At about 16 years of age, Patrick and his sister were captured and enslaved by Irish marauders. He spent many years in Ireland as a shepherd. He escaped to his home in Cymru (Wales) and studied in Llydaw (Brittany) before being ordained and travelling to Rome. After his ordination as a bishop, he returned to Ireland to carry on his personal mission of sheltering the homeless and feeding the hungry.
A standing stone at the side of the Roman road, Sarn Helen, in Banwen commemorates the courage and bravery of this famous Cymro (Welshman), whose dedication and humility are celebrated throughout the world. A service at the site of the stone will be attended by villagers and eminent compatriots.

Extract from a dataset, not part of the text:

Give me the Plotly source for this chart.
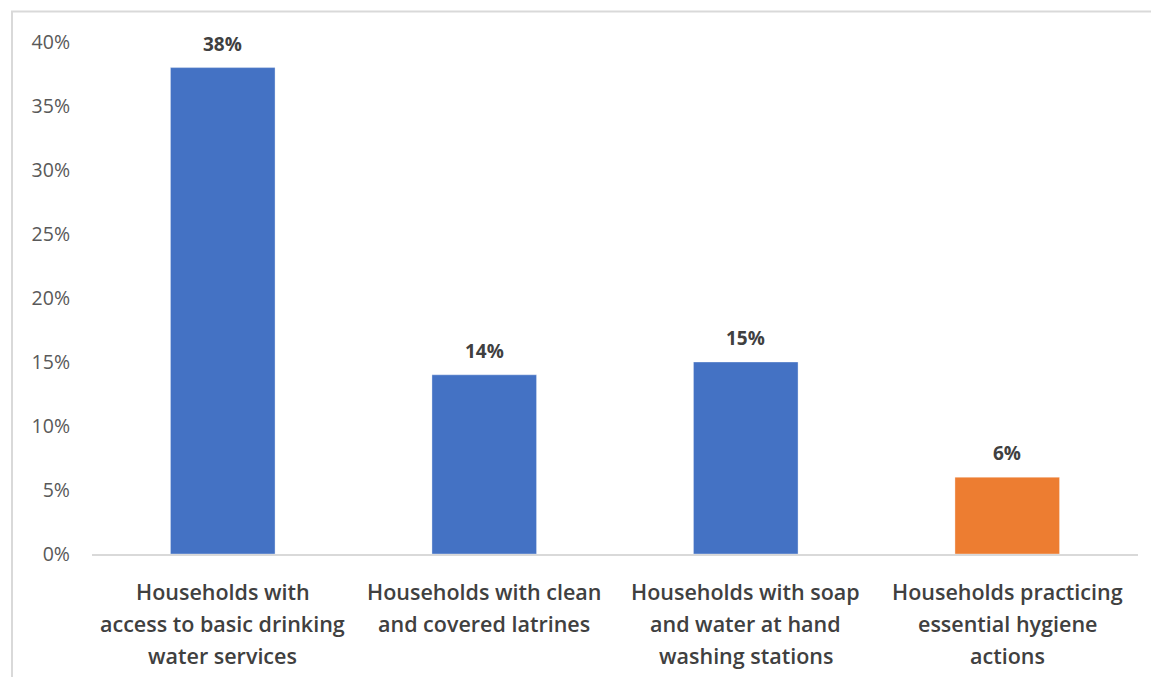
import plotly.graph_objects as go

# WASH indicators for surveyed households
categories = [
    "Households with<br>access to basic drinking<br>water services",
    "Households with clean<br>and covered latrines",
    "Households with soap<br>and water at hand<br>washing stations",
    "Households practicing<br>essential hygiene<br>actions",
]
shares = [0.38, 0.14, 0.15, 0.06]
bar_colors = ["#4472C4", "#4472C4", "#4472C4", "#ED7D31"]
y_ticks = [0, 0.05, 0.10, 0.15, 0.20, 0.25, 0.30, 0.35, 0.40]

W, H = 1151, 677
M_L, M_R, M_T, M_B = 92, 13, 42, 123
FONT = "Open Sans"

fig = go.Figure(
    go.Bar(
        x=list(range(len(categories))),
        y=shares,
        marker=dict(color=bar_colors, line=dict(color="rgba(255,255,255,0.35)", width=1)),
        width=0.4,
        hoverinfo="skip",
    )
)

# value labels above each bar
for i, v in enumerate(shares):
    fig.add_annotation(
        x=i, y=v, text=f"<b>{round(v * 100)}%</b>", showarrow=False,
        yanchor="bottom", yshift=9,
        font=dict(family=FONT, size=19, color="#404040"),
    )

# category labels, one line at a time for Excel-like line spacing
for i, lab in enumerate(categories):
    for j, line in enumerate(lab.split("<br>")):
        fig.add_annotation(
            x=i, y=0, yref="y", text=line, showarrow=False,
            yanchor="middle", yshift=-37 - 32 * j,
            font=dict(family=FONT, size=21.5, color="#404040", weight=600),
        )

plot_w = W - M_L - M_R
plot_h = H - M_T - M_B
# outer chart frame (top and left edges visible)
fig.add_shape(
    type="rect", xref="paper", yref="paper",
    x0=(12 - M_L) / plot_w, x1=(W + 20 - M_L) / plot_w,
    y0=-(H + 20 - M_T - plot_h) / plot_h, y1=1 + (M_T - 11.5) / plot_h,
    line=dict(color="#D9D9D9", width=2), fillcolor="rgba(0,0,0,0)", layer="below",
)

fig.update_layout(
    width=W, height=H,
    margin=dict(l=M_L, r=M_R, t=M_T, b=M_B),
    paper_bgcolor="white", plot_bgcolor="white",
    showlegend=False,
    bargap=0.6,
    xaxis=dict(
        range=[-0.5, 3.5], showticklabels=False, showgrid=False, zeroline=False,
        showline=True, linecolor="#D9D9D9", linewidth=1.5, ticks="",
    ),
    yaxis=dict(
        range=[0, 0.40], tickvals=y_ticks, tickformat=".0%",
        showgrid=False, zeroline=False, showline=False,
        tickfont=dict(family=FONT, size=19.5, color="#595959"),
        ticklabelstandoff=21,
    ),
)

fig.write_html("out.html")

For more information about St. Patrick, Black Lab Books (New York) are publishing Thomas John Clark’s The Chronicles of St. Patrick in chapter-length editions. For a fictionalized story, Stephen Lawhead’s Patrick is intense and comprehensive. Below is a description of Lawhead’s book from its page on Amazon:
“Slave, soldier, lover, hero, saint,—his life mirrored the cataclysmic world into which he was born. His memory will outlast the ages.
“Born of a noble Welsh family, he is violently torn from his home by Irish raiders at age sixteen and sold as a slave to a brutal wilderness king. Rescued by the king’s druids from almost certain death, he learns the arts of healing and song, and the mystical ways of a secretive order whose teachings tantalize with hints at a deeper wisdom. Yet young Succat Morgannwg cannot rest until he sheds the strangling yoke of slavery and returns to his homeland across the sea. He pursues his dream of freedom through horrific war and shattering tragedy—through great love and greater loss—from a dying, decimated Wales to the bloody battlefields of Gaul to the fading majesty of Rome. And in the twilight of a once-supreme empire, he is transformed yet again by divine hand and a passionate vision of ‘truth against the world,’ accepting the name that will one day become legend . . . Patricius!”
And what happened to Succat’s sister?
Gwyl Padraig Hapus i bawb a llongyfarchiadau Tîm Rygbi Cymru am ennill yn erbyn Iwerddon … eto!